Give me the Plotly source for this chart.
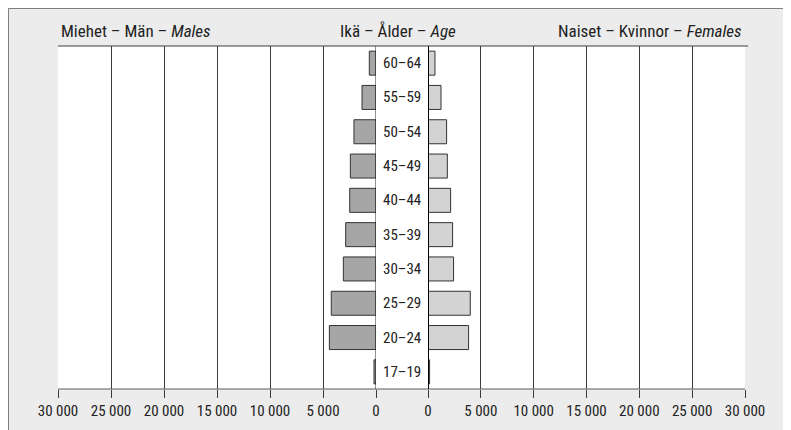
import plotly.graph_objects as go

# ---- data ----
age_groups = ["17–19", "20–24", "25–29", "30–34", "35–39",
              "40–44", "45–49", "50–54", "55–59", "60–64"]
males = [190, 4400, 4220, 3080, 2860, 2480, 2420, 2080, 1320, 630]
females = [150, 3840, 4000, 2420, 2330, 2140, 1830, 1760, 1230, 660]
tick_values = [0, 5000, 10000, 15000, 20000, 25000, 30000]
tick_labels = ["0", "5 000", "10 000", "15 000", "20 000", "25 000", "30 000"]
title_males = "Miehet – Män – <i>Males</i>"
title_age = "Ikä – Ålder – <i>Age</i>"
title_females = "Naiset – Kvinnor – <i>Females</i>"

# page has an 8px body margin; figure is placed at (8, 8)
OFF = 8
W, H = 791 - OFF, 430 - OFF
L = 58 - OFF
T = 46 - OFF
R = W - (745 - OFF)
B = H - (389 - OFF)
PW = W - L - R
PH = H - T - B


def px(x):  # page x -> paper
    return (x - OFF - L) / PW


def py(y):  # page y -> paper
    return (H - B - (y - OFF)) / PH


FONT = "Liberation Sans Narrow, Arial Narrow, Roboto Condensed, DejaVu Sans Condensed, sans-serif"
TXT = "#222222"
GRID = "#3c3c3c"

pos = list(range(len(age_groups)))

fig = go.Figure()
fig.add_trace(go.Bar(
    y=pos, x=males, orientation="h", xaxis="x", yaxis="y",
    marker=dict(color="#a6a6a6", line=dict(color="#333333", width=1)),
    showlegend=False, hoverinfo="skip"))
fig.add_trace(go.Bar(
    y=pos, x=females, orientation="h", xaxis="x2", yaxis="y",
    marker=dict(color="#d3d3d3", line=dict(color="#333333", width=1)),
    showlegend=False, hoverinfo="skip"))

axis_common = dict(
    tickvals=tick_values, ticktext=tick_labels,
    showgrid=True, gridcolor=GRID, gridwidth=1,
    ticks="outside", ticklen=8, tickcolor=GRID, tickwidth=1,
    zeroline=False, showline=False, automargin=False,
    tickfont=dict(family=FONT, size=15, color=TXT),
)

fig.update_layout(
    width=W, height=H,
    margin=dict(l=L, r=R, t=T, b=B),
    paper_bgcolor="#ececec", plot_bgcolor="white",
    bargap=0.3,
    xaxis=dict(domain=[0, px(376)], range=[30000, 0], anchor="y", **axis_common),
    xaxis2=dict(domain=[px(428), 1], range=[0, 30000], anchor="y", **axis_common),
    yaxis=dict(range=[-0.5, len(age_groups) - 0.5], visible=False, showgrid=False),
    shapes=[
        dict(type="rect", xref="paper", yref="paper", layer="below",
             x0=px(8.5), x1=px(820), y0=py(460), y1=py(8.5),
             fillcolor="#ececec", line=dict(color="#7f7f7f", width=1)),
        dict(type="rect", xref="paper", yref="paper", layer="below",
             x0=0, x1=1, y0=0, y1=1, fillcolor="white", line=dict(width=0)),
        dict(type="line", xref="paper", yref="paper",
             x0=0, x1=px(748), y0=1, y1=1, line=dict(color=GRID, width=1)),
        dict(type="line", xref="paper", yref="paper",
             x0=0, x1=1, y0=0, y1=0, line=dict(color="#5a5a5a", width=1)),
        dict(type="line", xref="x", yref="paper",
             x0=0, x1=0, y0=0, y1=1, line=dict(color="#222222", width=1)),
        dict(type="line", xref="x2", yref="paper",
             x0=0, x1=0, y0=0, y1=1, line=dict(color="#000000", width=2)),
    ],
)

annotations = []
for p, lab in zip(pos, age_groups):
    annotations.append(dict(
        x=px(402), y=p, xref="paper", yref="y", text=lab, showarrow=False,
        xanchor="center", yanchor="middle",
        font=dict(family=FONT, size=15, color=TXT)))
annotations.append(dict(x=px(59), y=py(31), xref="paper", yref="paper",
                        text=title_males, showarrow=False, xanchor="left", yanchor="middle",
                        font=dict(family=FONT, size=17, color=TXT)))
annotations.append(dict(x=px(398), y=py(31), xref="paper", yref="paper",
                        text=title_age, showarrow=False, xanchor="center", yanchor="middle",
                        font=dict(family=FONT, size=17, color=TXT)))
annotations.append(dict(x=px(744), y=py(31), xref="paper", yref="paper",
                        text=title_females, showarrow=False, xanchor="right", yanchor="middle",
                        font=dict(family=FONT, size=17, color=TXT)))
fig.update_layout(annotations=annotations)

fig.write_html("out.html")
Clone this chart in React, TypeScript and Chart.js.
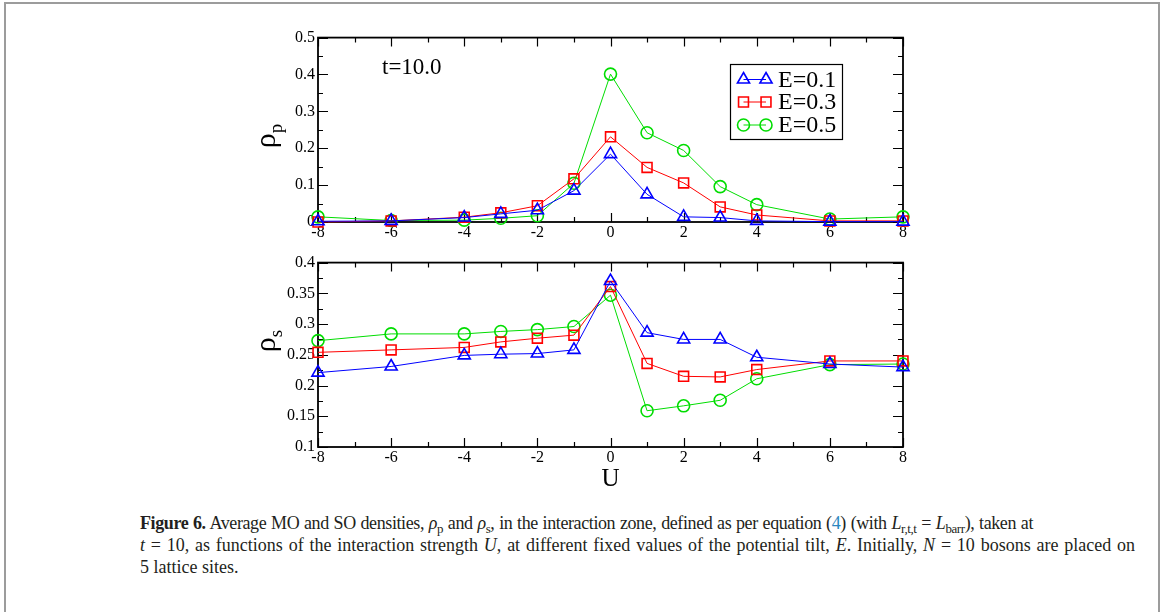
import React, { useEffect, useRef } from 'react';
import { Chart, registerables } from 'chart.js';
import { drawPoint } from 'chart.js/helpers';

Chart.register(...registerables);

// ---- data ----
const U_VALUES = [-8, -6, -4, -3, -2, -1, 0, 1, 2, 3, 4, 6, 8];

const RHO_P_E01 = [0.002, 0.003, 0.012, 0.022, 0.032, 0.085, 0.184, 0.075, 0.014, 0.012, 0.003, 0.001, 0.001];
const RHO_P_E03 = [0.0, 0.003, 0.013, 0.025, 0.044, 0.117, 0.231, 0.148, 0.106, 0.041, 0.019, 0.003, 0.003];
const RHO_P_E05 = [0.014, 0.004, 0.005, 0.01, 0.017, 0.105, 0.401, 0.242, 0.194, 0.096, 0.047, 0.008, 0.014];

const RHO_S_E01 = [0.221, 0.231, 0.249, 0.251, 0.252, 0.258, 0.37, 0.286, 0.275, 0.275, 0.246, 0.235, 0.23];
const RHO_S_E03 = [0.254, 0.258, 0.262, 0.271, 0.277, 0.282, 0.361, 0.236, 0.215, 0.214, 0.226, 0.24, 0.24];
const RHO_S_E05 = [0.273, 0.284, 0.284, 0.288, 0.291, 0.296, 0.347, 0.159, 0.167, 0.176, 0.211, 0.234, 0.235];

const SERIES_LABELS = ['E=0.1', 'E=0.3', 'E=0.5'];
const SERIES_COLORS = ['#0000ff', '#ff0000', '#00dd00'];
const SERIES_MARKERS = ['triangle', 'rect', 'circle'];
const SERIES_RADII = [7, 7, 6];

const X_RANGE = [-8, 8];
const X_STEP = 2;
const TOP_Y_RANGE = [0, 0.5];
const TOP_Y_STEP = 0.1;
const BOT_Y_RANGE = [0.1, 0.4];
const BOT_Y_STEP = 0.05;

const TIME_LABEL = 't=10.0';
const X_TITLE = 'U';

const SERIF = '"Liberation Serif", "DejaVu Serif", serif';

type PanelCfg = {
  sub: string;
  labelCenterY: number; // canvas coords
  legend: boolean;
  timeLabel: boolean;
  xTitle: boolean;
};

function makePlugin(cfg: PanelCfg) {
  return {
    id: 'panelDecor',
    beforeDatasetsDraw(chart: any) {
      const { ctx, chartArea: a, scales } = chart;
      const xs = scales.x;
      const ys = scales.y;
      ctx.save();
      ctx.strokeStyle = '#000';
      ctx.lineWidth = 1.2;
      const xMaj = xs.ticks.map((t: any) => t.value);
      const yMaj = ys.ticks.map((t: any) => t.value);
      const mids = (arr: number[]) => {
        const r: number[] = [];
        for (let i = 0; i < arr.length - 1; i++) r.push((arr[i] + arr[i + 1]) / 2);
        return r;
      };
      const drawX = (vals: number[], len: number) => {
        vals.forEach((v) => {
          const p = Math.round(xs.getPixelForValue(v)) + 0.5;
          ctx.beginPath();
          ctx.moveTo(p, a.bottom);
          ctx.lineTo(p, a.bottom - len);
          ctx.moveTo(p, a.top);
          ctx.lineTo(p, a.top + len);
          ctx.stroke();
        });
      };
      const drawY = (vals: number[], len: number) => {
        vals.forEach((v) => {
          const p = Math.round(ys.getPixelForValue(v)) + 0.5;
          ctx.beginPath();
          ctx.moveTo(a.left, p);
          ctx.lineTo(a.left + len, p);
          ctx.moveTo(a.right, p);
          ctx.lineTo(a.right - len, p);
          ctx.stroke();
        });
      };
      drawX(xMaj, 9);
      drawX(mids(xMaj), 5);
      drawY(yMaj, 10);
      drawY(mids(yMaj), 5);
      ctx.lineWidth = 1.8;
      ctx.strokeRect(a.left, a.top, a.right - a.left, a.bottom - a.top);
      ctx.restore();
    },
    afterDraw(chart: any) {
      const { ctx, chartArea: a } = chart;
      ctx.save();
      ctx.fillStyle = '#000';
      // rotated y label rho with subscript
      ctx.translate(17, cfg.labelCenterY);
      ctx.rotate(-Math.PI / 2);
      ctx.font = `30px ${SERIF}`;
      const w1 = ctx.measureText('\u03c1').width;
      ctx.font = `19px ${SERIF}`;
      const w2 = ctx.measureText(cfg.sub).width;
      const start = -(w1 + w2) / 2;
      ctx.textBaseline = 'alphabetic';
      ctx.textAlign = 'left';
      ctx.font = `30px ${SERIF}`;
      ctx.fillText('\u03c1', start, 0);
      ctx.font = `19px ${SERIF}`;
      ctx.fillText(cfg.sub, start + w1, 7);
      ctx.restore();

      if (cfg.timeLabel) {
        ctx.save();
        ctx.fillStyle = '#000';
        ctx.font = `23px ${SERIF}`;
        ctx.textBaseline = 'alphabetic';
        ctx.fillText(TIME_LABEL, 124, 49);
        ctx.restore();
      }

      if (cfg.legend) {
        ctx.save();
        ctx.fillStyle = '#fff';
        ctx.fillRect(472, 39, 113, 75);
        ctx.strokeStyle = '#000';
        ctx.lineWidth = 1.2;
        ctx.strokeRect(472.5, 39.5, 112, 75);
        const rows = [54.5, 77, 100];
        chart.data.datasets.forEach((ds: any, i: number) => {
          const y = rows[i];
          ctx.strokeStyle = ds.borderColor;
          ctx.lineWidth = 1;
          ctx.beginPath();
          ctx.moveTo(485.5, y);
          ctx.lineTo(508, y);
          ctx.stroke();
          ctx.fillStyle = 'rgba(0,0,0,0)';
          ctx.lineWidth = ds.pointBorderWidth;
          drawPoint(ctx, { pointStyle: ds.pointStyle, radius: ds.pointRadius, rotation: 0, borderWidth: ds.pointBorderWidth } as any, 485.5, y);
          drawPoint(ctx, { pointStyle: ds.pointStyle, radius: ds.pointRadius, rotation: 0, borderWidth: ds.pointBorderWidth } as any, 508, y);
          ctx.fillStyle = '#000';
          ctx.font = `24px ${SERIF}`;
          ctx.textBaseline = 'middle';
          ctx.textAlign = 'left';
          ctx.fillText(ds.label, 520, y + 1);
        });
        ctx.restore();
      }

      if (cfg.xTitle) {
        ctx.save();
        ctx.fillStyle = '#000';
        ctx.font = `25px ${SERIF}`;
        ctx.textAlign = 'center';
        ctx.textBaseline = 'middle';
        ctx.fillText(X_TITLE, (a.left + a.right) / 2, 229);
        ctx.restore();
      }
    },
  };
}

function fmt(v: number) {
  return String(Math.round(v * 1000) / 1000);
}

function buildConfig(series: number[][], yRange: number[], yStep: number, xAxisHeight: number, cfg: PanelCfg) {
  return {
    type: 'line' as const,
    data: {
      datasets: series.map((vals, i) => ({
        label: SERIES_LABELS[i],
        data: U_VALUES.map((u, j) => ({ x: u, y: vals[j] })),
        borderColor: SERIES_COLORS[i],
        borderWidth: 1,
        pointStyle: SERIES_MARKERS[i],
        pointRadius: SERIES_RADII[i],
        pointBorderWidth: 1.6,
        pointBorderColor: SERIES_COLORS[i],
        pointBackgroundColor: 'rgba(0,0,0,0)',
        tension: 0,
        fill: false,
        clip: false,
      })),
    },
    options: {
      responsive: false,
      animation: false,
      layout: { padding: { top: 10, right: 10, left: 0, bottom: 0 } },
      plugins: { legend: { display: false }, tooltip: { enabled: false } },
      events: [],
      scales: {
        x: {
          type: 'linear',
          min: X_RANGE[0],
          max: X_RANGE[1],
          grid: { display: false, drawTicks: false },
          border: { display: false },
          ticks: {
            stepSize: X_STEP,
            color: '#000',
            padding: 1,
            maxRotation: 0,
            font: { family: SERIF, size: 16 },
            callback: (v: any) => fmt(Number(v)),
          },
          afterFit: (s: any) => {
            s.height = xAxisHeight;
          },
        },
        y: {
          type: 'linear',
          min: yRange[0],
          max: yRange[1],
          grid: { display: false, drawTicks: false },
          border: { display: false },
          ticks: {
            stepSize: yStep,
            color: '#000',
            padding: 3,
            font: { family: SERIF, size: 16 },
            callback: (v: any) => fmt(Number(v)),
          },
          afterFit: (s: any) => {
            s.width = 60;
          },
        },
      },
    },
    plugins: [makePlugin(cfg)],
  };
}

function Panel(props: { top: number; height: number; xAxisHeight: number; series: number[][]; yRange: number[]; yStep: number; cfg: PanelCfg }) {
  const ref = useRef<HTMLCanvasElement>(null);
  useEffect(() => {
    if (!ref.current) return;
    const chart = new Chart(ref.current, buildConfig(props.series, props.yRange, props.yStep, props.xAxisHeight, props.cfg) as any);
    return () => chart.destroy();
  }, []);
  return (
    <canvas
      ref={ref}
      width={655}
      height={props.height}
      style={{ position: 'absolute', left: 258, top: props.top, width: 655, height: props.height, display: 'block' }}
    />
  );
}

const subStyle: React.CSSProperties = { fontSize: '0.72em', position: 'relative', top: '0.28em', lineHeight: 0 };
const lineStyle = (w: number, ls: number): React.CSSProperties => ({
  width: w,
  height: 22,
  textAlign: 'justify',
  textAlignLast: 'justify' as any,
  whiteSpace: 'normal',
  letterSpacing: ls,
});

export default function App() {
  return (
    <div style={{ position: 'absolute', left: 0, top: 0, width: 1165, height: 612, overflow: 'hidden', background: '#fff' }}>
      <div style={{ position: 'absolute', left: 4, top: 2, width: 1156, height: 700, border: '2px solid #9c9c9c', boxSizing: 'border-box' }} />
      <Panel
        top={25}
        height={222}
        xAxisHeight={25}
        series={[RHO_P_E01, RHO_P_E03, RHO_P_E05]}
        yRange={TOP_Y_RANGE}
        yStep={TOP_Y_STEP}
        cfg={{ sub: 'p', labelCenterY: 111, legend: true, timeLabel: true, xTitle: false }}
      />
      <Panel
        top={250}
        height={247}
        xAxisHeight={50}
        series={[RHO_S_E01, RHO_S_E03, RHO_S_E05]}
        yRange={BOT_Y_RANGE}
        yStep={BOT_Y_STEP}
        cfg={{ sub: 's', labelCenterY: 91, legend: false, timeLabel: false, xTitle: true }}
      />
      <div
        style={{
          position: 'absolute',
          left: 140,
          top: 512,
          fontFamily: SERIF,
          fontSize: 18,
          lineHeight: '22px',
          color: '#231f20',
        }}
      >
        <div style={lineStyle(893, -0.4)}>
          <b>Figure 6.</b> Average MO and SO densities, <i>ρ</i><span style={subStyle}>p</span> and <i>ρ</i>
          <span style={subStyle}>s</span>, in the interaction zone, defined as per equation (
          <span style={{ color: '#2b87c0' }}>4</span>) (with <i>L</i>
          <span style={subStyle}>r,t,t</span> = <i>L</i>
          <span style={subStyle}>barr</span>), taken at
        </div>
        <div style={lineStyle(995, 0)}>
          <i>t</i> = 10, as functions of the interaction strength <i>U</i>, at different fixed values of the potential tilt, <i>E</i>. Initially, <i>N</i> = 10 bosons are placed on
        </div>
        <div style={{ height: 22, whiteSpace: 'nowrap' }}>5 lattice sites.</div>
      </div>
    </div>
  );
}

------------------------------------

--- WHAT YOU HAVE TO DO ---
Every line above that contains the word "this" should be reported.

--- WORKED ANSWER ---
Give me the Plotly source for this chart.
Clone this chart in React, TypeScript and Chart.js.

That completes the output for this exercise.